7 Ways Sleep Deprivation Affects Your Parenting

by Autumn Jones

Parenting has never been known as an easy task. It is a constant string of decisions and responsibilities, peppered with plenty of joys so you stay sane. The daily happenings in the life of a parent are enough to make you need a nap by 3 p.m. But most parents I know feel they aren't getting the amount of sleep that they need. Whether it's the keeping the same schedule as their newborn, or taking care of extra work late at night, parents are, in a word, tired. But if you're not a careful, sleep deprivation can affect your parenting, as well as your overall health — meaning it's time you give yourself permission to snooze as much as possible.

If you're like me, then you've have plenty of those days when the alarm goes off and you would bet your life that you just turned off your light and went to sleep. Not sleeping long or soundly enough can have effects that last well after you open your eyes the next morning. And multiple days of poor sleep can compound into long term troubles that effect your whole life. When you're not able to function at full potential, you will start to see the effects in how you parent.

When you're sleeping enough, it's easier to tackle parenting, and life in general. But in case you needed extra motivation to get some Zs, here are seven ways sleep deprivation effects your parenting.


Your Memory Suffers

And it's not just forgetting. According to Psychology Today, when you get five hours of sleep (or less) you may believe you did things that you actually never did — which is a phenomenon called false memories. This may sound very familiar to some parents. I know there have been times I have sworn that I signed school papers I never saw, or thought for sure I packed everyone a bottle of water for the car ride. Bottom line: false memories and forgetfulness can throw you off your game, big time.


Your Mood Goes Up and Down

When I don't get enough Zs, I can be a real crankpot. (Which is a gentle way of saying raging b*tch.) My sweet family bares the brunt of this moodiness on those days following restless nights. As Healthline pointed out, sleep deprivation alters your brain function and makes your emotional state temporarily unstable. Which puts into perspective those days when you just can't seem to get your mood on point.
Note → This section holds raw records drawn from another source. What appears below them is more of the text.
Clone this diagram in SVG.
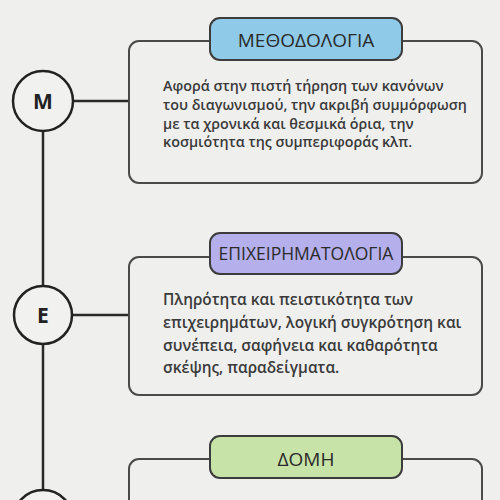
<svg xmlns="http://www.w3.org/2000/svg" width="500" height="500" viewBox="0 0 500 500">
<style>
.bg{fill:#efefee}
.box{fill:none;stroke:#4a4a4a;stroke-width:2}
.pill{stroke:#3c3c3c;stroke-width:2}
.circ{fill:#f1f1f0;stroke:#222;stroke-width:2.5}
.line{stroke:#2a2a2a;stroke-width:2.5;fill:none}
.ttl{font-family:"Open Sans","DejaVu Sans",sans-serif;fill:#2a2a2a;text-anchor:middle}
.body{font-family:"Open Sans","DejaVu Sans",sans-serif;fill:#3a3a3a;font-weight:600}
.let{font-family:"Open Sans","DejaVu Sans",sans-serif;font-weight:700;font-size:21px;fill:#222;text-anchor:middle}
</style>
<rect class="bg" x="0" y="0" width="500" height="500"/>
<g id="connectors">
<line class="line" x1="43" y1="131" x2="43" y2="286"/>
<line class="line" x1="43" y1="344" x2="43" y2="490"/>
<line class="line" x1="73" y1="101" x2="129" y2="101"/>
<line class="line" x1="72" y1="315" x2="129" y2="315"/>
</g>
<g id="node-m">
<circle class="circ" cx="43" cy="101" r="30"/>
<text class="let" x="43" y="109">Μ</text>
</g>
<g id="node-e">
<circle class="circ" cx="43" cy="315" r="29"/>
<text class="let" x="43" y="323">Ε</text>
</g>
<g id="node-d">
<circle class="circ" cx="43" cy="520" r="30"/>
</g>
<g id="box-methodologia">
<rect class="box" x="129" y="41" width="353" height="142" rx="10"/>
<rect class="pill" x="210" y="18" width="192" height="42" rx="10" fill="#8fcbe8"/>
<text class="ttl" x="306" y="47" font-size="19">ΜΕΘΟΔΟΛΟΓΙΑ</text>
<text class="body" font-size="14.3">
<tspan x="163" y="91">Αφορά στην πιστή τήρηση των κανόνων</tspan>
<tspan x="163" y="110">του διαγωνισμού, την ακριβή συμμόρφωση</tspan>
<tspan x="163" y="129">με τα χρονικά και θεσμικά όρια, την</tspan>
<tspan x="163" y="147">κοσμιότητα της συμπεριφοράς κλπ.</tspan>
</text>
</g>
<g id="box-epixeirimatologia">
<rect class="box" x="129" y="257" width="353" height="138" rx="10"/>
<rect class="pill" x="210" y="233" width="192" height="41" rx="10" fill="#b5b0ec"/>
<text class="ttl" x="306" y="260" font-size="17.5">ΕΠΙΧΕΙΡΗΜΑΤΟΛΟΓΙΑ</text>
<text class="body" font-size="15.4">
<tspan x="163" y="305">Πληρότητα και πειστικότητα των</tspan>
<tspan x="163" y="328">επιχειρημάτων, λογική συγκρότηση και</tspan>
<tspan x="163" y="351">συνέπεια, σαφήνεια και καθαρότητα</tspan>
<tspan x="163" y="373">σκέψης, παραδείγματα.</tspan>
</text>
</g>
<g id="box-domi">
<rect class="box" x="129" y="459" width="353" height="80" rx="10"/>
<rect class="pill" x="210" y="436" width="192" height="42" rx="10" fill="#c8e3a8"/>
<text class="ttl" x="306" y="466" font-size="19">ΔΟΜΗ</text>
</g>
</svg>
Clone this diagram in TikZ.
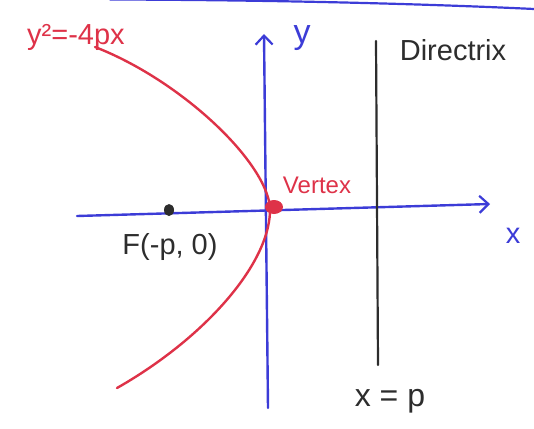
\documentclass[tikz,border=0pt]{standalone}
\usepackage{fontspec}
\setmainfont{Liberation Sans}
\usetikzlibrary{arrows.meta,shapes.geometric}
\definecolor{penblue}{RGB}{60,60,215}
\definecolor{penred}{RGB}{222,50,72}
\definecolor{penblack}{RGB}{45,45,45}
\begin{document}
\begin{tikzpicture}[x=1pt,y=-1pt,line cap=round,line join=round,
  axis/.style={draw=penblue,line width=2.4pt,-{Straight Barb[length=9pt,width=17pt,line width=2.2pt]}},
  lab/.style={font=\fontsize{29}{34}\selectfont,inner sep=0pt}]
  \useasboundingbox (0,0) rectangle (534,428);
  \draw[penblue,line width=2.2pt] (110,-0.5) .. controls (300,0) and (450,5) .. (534,9);
  % axes and directrix
  \coordinate (xl) at (77,216);
  \coordinate (xr) at (490,204);
  \coordinate (yb) at (268,408);
  \coordinate (yt) at (264,34);
  \coordinate (dt) at (376,41);
  \coordinate (db) at (378,365);
  \draw[axis] (xl) -- (xr);
  \draw[axis] (yb) -- (yt);
  \draw[penblack,line width=2.2pt] (dt) -- (db);
  % parabola
  \coordinate (ptop) at (95,47);
  \coordinate (pvx) at (270,207);
  \coordinate (pbot) at (117,388);
  \draw[penred,line width=2.4pt] (ptop) .. controls (180,80) and (265,160) .. (pvx)
    .. controls (272,262) and (205,338) .. (pbot);
  \node[fill=penblack,ellipse,minimum width=10pt,minimum height=12pt,inner sep=0pt] (F) at (169,210) {};
  \node[fill=penred,ellipse,minimum width=18pt,minimum height=14pt,inner sep=0pt] (V) at (274,207) {};
  % labels
  \node[lab,text=penred,anchor=base] (eq) at (76,45) {y²=-4px};
  \node[lab,text=penblue,font=\fontsize{34}{40}\selectfont] (ylab) at (302,38) {y};
  \node[lab,text=penblue] (xlab) at (513,236) {x};
  \node[lab,text=penblack] (dir) at (453,50) {Directrix};
  \node[lab,text=penred,font=\fontsize{24}{28}\selectfont] (vlab) at (317,185) {Vertex};
  \node[lab,text=penblack] (flab) at (170,247) {F(-p, 0)};
  \node[lab,text=penblack,font=\fontsize{32}{38}\selectfont] (plab) at (390,401) {x = p};
\end{tikzpicture}
\end{document}
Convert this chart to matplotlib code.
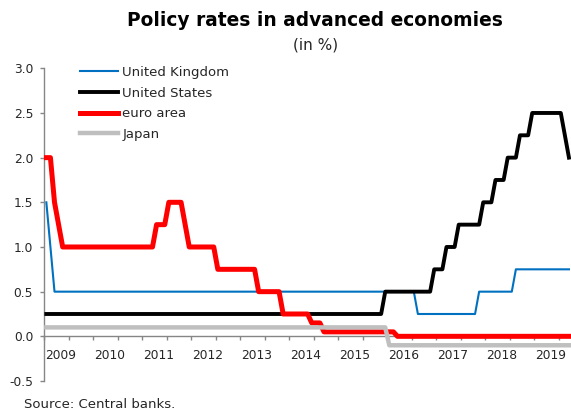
import matplotlib
matplotlib.use('Agg')
import matplotlib.pyplot as plt
import numpy as np

# Monthly policy rates, Jan 2009 - Sep 2019 (one row per year)
united_kingdom = [
    1.5, 1.0, 0.5, 0.5, 0.5, 0.5, 0.5, 0.5, 0.5, 0.5, 0.5, 0.5,   # 2009
    0.5, 0.5, 0.5, 0.5, 0.5, 0.5, 0.5, 0.5, 0.5, 0.5, 0.5, 0.5,   # 2010
    0.5, 0.5, 0.5, 0.5, 0.5, 0.5, 0.5, 0.5, 0.5, 0.5, 0.5, 0.5,   # 2011
    0.5, 0.5, 0.5, 0.5, 0.5, 0.5, 0.5, 0.5, 0.5, 0.5, 0.5, 0.5,   # 2012
    0.5, 0.5, 0.5, 0.5, 0.5, 0.5, 0.5, 0.5, 0.5, 0.5, 0.5, 0.5,   # 2013
    0.5, 0.5, 0.5, 0.5, 0.5, 0.5, 0.5, 0.5, 0.5, 0.5, 0.5, 0.5,   # 2014
    0.5, 0.5, 0.5, 0.5, 0.5, 0.5, 0.5, 0.5, 0.5, 0.5, 0.5, 0.5,   # 2015
    0.5, 0.5, 0.5, 0.5, 0.5, 0.5, 0.5, 0.25, 0.25, 0.25, 0.25, 0.25,   # 2016
    0.25, 0.25, 0.25, 0.25, 0.25, 0.25, 0.25, 0.25, 0.25, 0.25, 0.5, 0.5,  # 2017
    0.5, 0.5, 0.5, 0.5, 0.5, 0.5, 0.5, 0.75, 0.75, 0.75, 0.75, 0.75,  # 2018
    0.75, 0.75, 0.75, 0.75, 0.75, 0.75, 0.75, 0.75, 0.75,             # 2019
]
united_states = [
    0.25, 0.25, 0.25, 0.25, 0.25, 0.25, 0.25, 0.25, 0.25, 0.25, 0.25, 0.25,  # 2009
    0.25, 0.25, 0.25, 0.25, 0.25, 0.25, 0.25, 0.25, 0.25, 0.25, 0.25, 0.25,  # 2010
    0.25, 0.25, 0.25, 0.25, 0.25, 0.25, 0.25, 0.25, 0.25, 0.25, 0.25, 0.25,  # 2011
    0.25, 0.25, 0.25, 0.25, 0.25, 0.25, 0.25, 0.25, 0.25, 0.25, 0.25, 0.25,  # 2012
    0.25, 0.25, 0.25, 0.25, 0.25, 0.25, 0.25, 0.25, 0.25, 0.25, 0.25, 0.25,  # 2013
    0.25, 0.25, 0.25, 0.25, 0.25, 0.25, 0.25, 0.25, 0.25, 0.25, 0.25, 0.25,  # 2014
    0.25, 0.25, 0.25, 0.25, 0.25, 0.25, 0.25, 0.25, 0.25, 0.25, 0.25, 0.5,   # 2015
    0.5, 0.5, 0.5, 0.5, 0.5, 0.5, 0.5, 0.5, 0.5, 0.5, 0.5, 0.75,             # 2016
    0.75, 0.75, 1.0, 1.0, 1.0, 1.25, 1.25, 1.25, 1.25, 1.25, 1.25, 1.5,      # 2017
    1.5, 1.5, 1.75, 1.75, 1.75, 2.0, 2.0, 2.0, 2.25, 2.25, 2.25, 2.5,        # 2018
    2.5, 2.5, 2.5, 2.5, 2.5, 2.5, 2.5, 2.25, 2.0,                            # 2019
]
euro_area = [
    2.0, 2.0, 1.5, 1.25, 1.0, 1.0, 1.0, 1.0, 1.0, 1.0, 1.0, 1.0,             # 2009
    1.0, 1.0, 1.0, 1.0, 1.0, 1.0, 1.0, 1.0, 1.0, 1.0, 1.0, 1.0,              # 2010
    1.0, 1.0, 1.0, 1.25, 1.25, 1.25, 1.5, 1.5, 1.5, 1.5, 1.25, 1.0,          # 2011
    1.0, 1.0, 1.0, 1.0, 1.0, 1.0, 0.75, 0.75, 0.75, 0.75, 0.75, 0.75,        # 2012
    0.75, 0.75, 0.75, 0.75, 0.5, 0.5, 0.5, 0.5, 0.5, 0.5, 0.25, 0.25,        # 2013
    0.25, 0.25, 0.25, 0.25, 0.25, 0.15, 0.15, 0.15, 0.05, 0.05, 0.05, 0.05,  # 2014
    0.05, 0.05, 0.05, 0.05, 0.05, 0.05, 0.05, 0.05, 0.05, 0.05, 0.05, 0.05,  # 2015
    0.05, 0.05, 0.0, 0.0, 0.0, 0.0, 0.0, 0.0, 0.0, 0.0, 0.0, 0.0,            # 2016
    0.0, 0.0, 0.0, 0.0, 0.0, 0.0, 0.0, 0.0, 0.0, 0.0, 0.0, 0.0,              # 2017
    0.0, 0.0, 0.0, 0.0, 0.0, 0.0, 0.0, 0.0, 0.0, 0.0, 0.0, 0.0,              # 2018
    0.0, 0.0, 0.0, 0.0, 0.0, 0.0, 0.0, 0.0, 0.0,                             # 2019
]
japan = [
    0.1, 0.1, 0.1, 0.1, 0.1, 0.1, 0.1, 0.1, 0.1, 0.1, 0.1, 0.1,              # 2009
    0.1, 0.1, 0.1, 0.1, 0.1, 0.1, 0.1, 0.1, 0.1, 0.1, 0.1, 0.1,              # 2010
    0.1, 0.1, 0.1, 0.1, 0.1, 0.1, 0.1, 0.1, 0.1, 0.1, 0.1, 0.1,              # 2011
    0.1, 0.1, 0.1, 0.1, 0.1, 0.1, 0.1, 0.1, 0.1, 0.1, 0.1, 0.1,              # 2012
    0.1, 0.1, 0.1, 0.1, 0.1, 0.1, 0.1, 0.1, 0.1, 0.1, 0.1, 0.1,              # 2013
    0.1, 0.1, 0.1, 0.1, 0.1, 0.1, 0.1, 0.1, 0.1, 0.1, 0.1, 0.1,              # 2014
    0.1, 0.1, 0.1, 0.1, 0.1, 0.1, 0.1, 0.1, 0.1, 0.1, 0.1, 0.1,              # 2015
    -0.1, -0.1, -0.1, -0.1, -0.1, -0.1, -0.1, -0.1, -0.1, -0.1, -0.1, -0.1,  # 2016
    -0.1, -0.1, -0.1, -0.1, -0.1, -0.1, -0.1, -0.1, -0.1, -0.1, -0.1, -0.1,  # 2017
    -0.1, -0.1, -0.1, -0.1, -0.1, -0.1, -0.1, -0.1, -0.1, -0.1, -0.1, -0.1,  # 2018
    -0.1, -0.1, -0.1, -0.1, -0.1, -0.1, -0.1, -0.1, -0.1,                    # 2019
]
year_labels = ['2009', '2010', '2011', '2012', '2013', '2014', '2015',
               '2016', '2017', '2018', '2019']
y_ticks = [-0.5, 0.0, 0.5, 1.0, 1.5, 2.0, 2.5, 3.0]

W, H = 571, 412
fig = plt.figure(figsize=(W / 100, H / 100), dpi=100)
ax_l, ax_r, ax_t, ax_b = 44.3, 571.0, 68.3, 381.0
ax = fig.add_axes([ax_l / W, 1 - ax_b / H, (ax_r - ax_l) / W, (ax_b - ax_t) / H])

n = len(united_kingdom)
x = np.arange(n)
ax.plot(x, united_kingdom, color='#0070C0', lw=1.5, label='United Kingdom', zorder=3)
ax.plot(x, united_states, color='#000000', lw=2.8, label='United States', zorder=3)
ax.plot(x, euro_area, color='#FF0000', lw=3.6, label='euro area', zorder=3)
ax.plot(x, japan, color='#BFBFBF', lw=3.2, label='Japan', zorder=3)

ax.set_xlim(-0.5, n - 0.5)
ax.set_ylim(-0.5, 3.0)

for s in ['top', 'right']:
    ax.spines[s].set_visible(False)
ax.spines['bottom'].set_position(('data', 0))
for s in ['left', 'bottom']:
    ax.spines[s].set_color('#868686')
    ax.spines[s].set_linewidth(1.0)

ax.set_xticks(np.arange(-0.5, n, 6))
ax.set_xticklabels([])
ax.set_xticks([3.5 + 12 * i for i in range(len(year_labels))], minor=True)
ax.set_xticklabels(year_labels, minor=True)
ax.tick_params(axis='x', which='major', direction='out', length=3, width=1.0, color='#868686')
ax.tick_params(axis='x', which='minor', length=0, pad=9, labelsize=8.8, labelcolor='#262626')

ax.set_yticks(y_ticks)
ax.set_yticklabels([f'{v:.1f}' for v in y_ticks])
ax.tick_params(axis='y', direction='out', length=3, width=1.0, color='#868686',
               pad=5, labelsize=8.8, labelcolor='#262626')

leg = ax.legend(loc='upper left', bbox_to_anchor=(80 / W, 1 - 66 / H),
                bbox_transform=fig.transFigure, frameon=False, fontsize=9.5,
                handlelength=2.9, handletextpad=0.3, labelspacing=0.58,
                borderpad=0, borderaxespad=0)
for t in leg.get_texts():
    t.set_color('#262626')

fig.text(315 / W, 1 - 20 / H, 'Policy rates in advanced economies', ha='center',
         va='center', fontsize=13.4, fontweight='bold', color='black')
fig.text(316 / W, 1 - 45 / H, '(in %)', ha='center', va='center', fontsize=11,
         color='#262626')
fig.text(24 / W, 1 - 405 / H, 'Source: Central banks.', ha='left', va='center',
         fontsize=9.5, color='#262626')

fig.savefig('out.png', dpi=100)
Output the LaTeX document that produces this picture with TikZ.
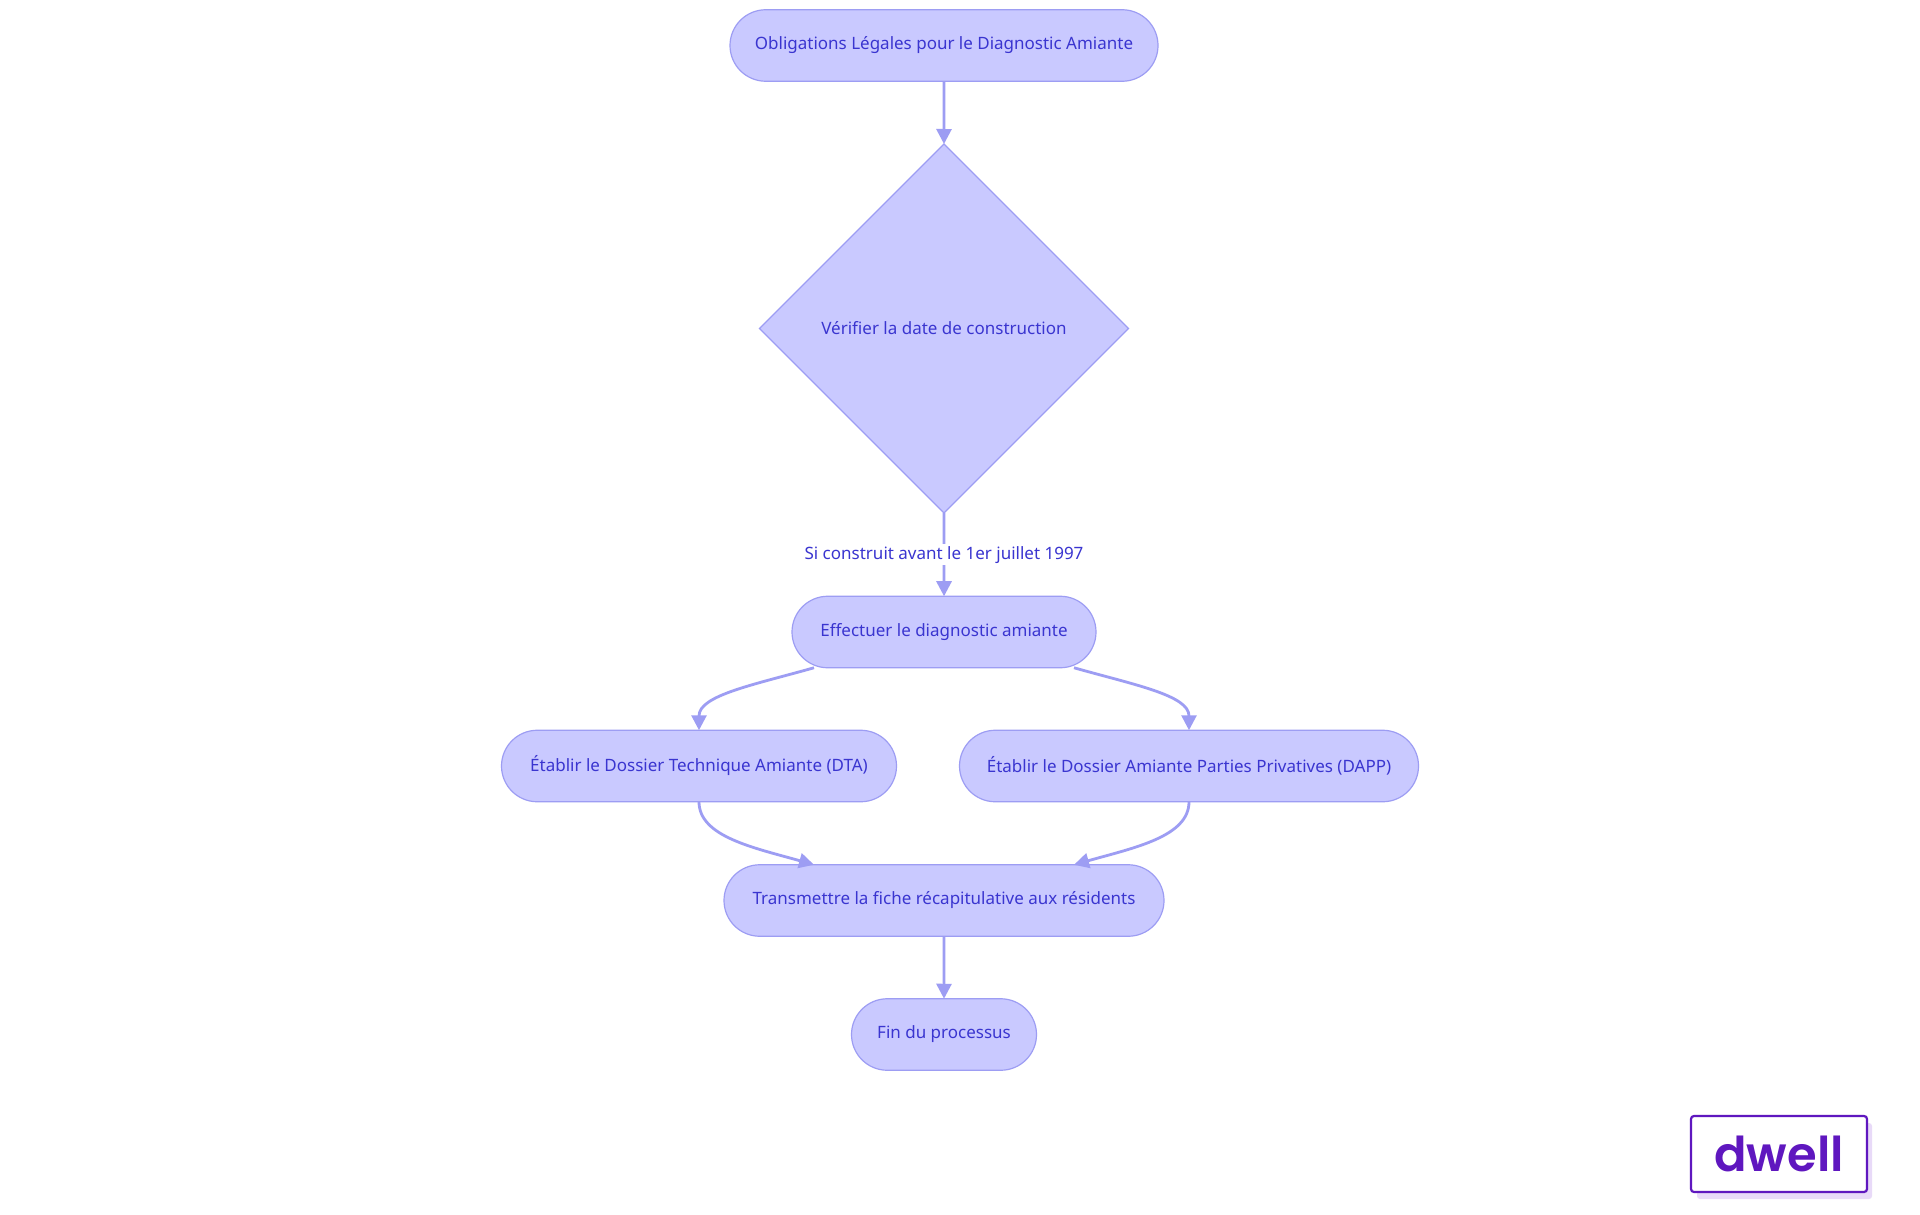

You Struggle With Decision Making

Not getting enough sleep makes for a foggy brain, and aside from all the yawning, you may find it tough to make good decisions when you're tired, according to NPR. As a parent, you make decisions all day long — and can most likely relate to situations such as giving in more on those days when you're wiped out.


You Lose Focus

If you haven't noticed, it's really difficult to stay focused when your eyelids are heavy and you can't stop yawning. That's because your brain isn't getting what it needs when you're sleep deprived, and the function for vigilance is compromised, according to the U.S. Library of Medicine. This can have dangerous consequences for parents who are in charge of the safety and wellbeing of their children.


You Stress

Being an adult is stressful enough, so avoiding any additions stressors is ideal. As the Sleep Foundation explained, when your body is deprived of sleep, the response mimics the same immune response as when you're under stress. It's hard to do much of anything when you feel stressed, especially manage children.


You Miss Out

Being involved in your kid's life, means you need to stay healthy. But lack of sleep damages your immune system, digestion, and heart health, according to Healhtline.


You Have Regrets

After seeing how many ways sleep deprivation effects your wellbeing, it's easy to see how you can do and say things you don't mean, or wouldn't normally do if you were well rested. These behaviors can lead to some parents regrets, making you wish you could have been a little more patient, focused, and kind to your kids.